If you add it all together if your running high resolution on a TV, and I’m running on a performance server in the back end, then even if it’s a little compressed its still higher resolution that what you can do with your local console. I think that people are wrapping their heads around that and saying ‘how can we work on this’.
We’re a start-up, we do not have any goals to take over the world. We have our arms open to anyone that wants to work with us. Sony, Nintendo, Steam – any of those guys. We would love to find a way to have our technology work in concert with whatever they’re doing. We have no agenda to ‘displace them’.
In terms of new development talent, micro-studios etc, do you think OnLive could become an avenue for them? Perhaps there are some development teams that have felt blocked off with the current set.
I certainly hope so, it was one of the core motivations for founding the company. In the States we have a lot of the indie games on OnLive, and we will be carrying almost all of them over to the UK. And possibly hope to pick up some indie developers there as well. The indie guys have a tough time because unless it’s an immensely successful game they can’t really get them pressed onto disks. It’s too expensive with retail distribution etc.
And although people do download games from Xbox Live and the Wii store, they don’t nearly as much as they pick up disks. For example a lot of the early Xbox consoles had very small drives, maybe 20GB. So if you’ve got a bunch of songs form Rock Band you have to decide what you’re going to delete in order to download something. So a lot of the indies just get shut out.
So what we’ve said is come one come all. We have all these great indie games, and even if you’ve never heard of it because they’ve got no marketing budget, you sometimes see someone playing something in the Arena – our spectating area – and people might want to try, and hey, here’s a free demo. And then they get into it and they buy the indie game.
We’ve done some other cool things, there’s a thing you may have heard of called the Humble Bundle. It’s a bunch of indie guys that got together and they said, ‘you choose how much you’re going to pay us and you get these games, and here’s how much goes to the creators, the distributors, and how much to charity.’
We participate in it, so whoever buys a game in the Humble Bundle, they can play the cloud version of it on OnLIve wherever they are. So you get the downloaded version and the OnLive version for whatever you decide the price is. Hard to complain about that.
So that’s the kind of this we can do. The Humble Bundle guys are loving it, because they’re getting exposure to people that just wouldn’t take the time to download the game. But again we don’t have an agenda to stamp downloading out, quite the contrary. We want creative people.

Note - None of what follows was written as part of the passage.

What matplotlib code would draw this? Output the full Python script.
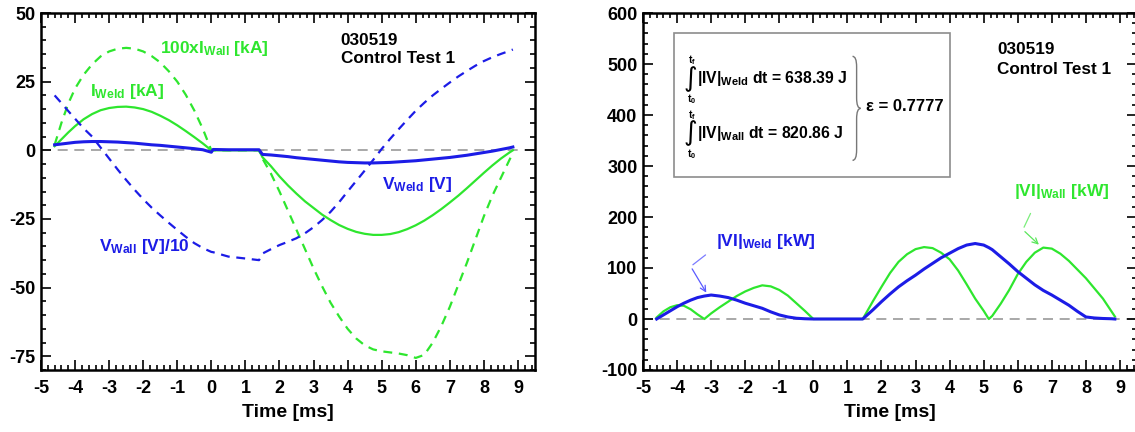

And who knows maybe someone that downloads that thing and mods it becomes the next creative guy that comes up with the next awesome game experience that no one ever thought of before.
Do you think OnLive has to prove that it can nurture a hit?
There is going to come a point where there is some game that is releases on OnLive that isn’t released anywhere else, that is a take-off, monumental thing. Just like Halo was to Xbox. Something that will bring a huge amount of attention to the platform and so on. That will come.
Whether it comes out of the indie space or if it comes from a publisher who does some special thing for OnLive, it’s hard to predict. Even games that are technically very sophisticated, it’s hard to see if they’re going to succeed creatively. I anticipate that at some point there is going to be a time like that, but in the meantime we’re going to put as many things out there as we can and make the experience as frictionless as possible.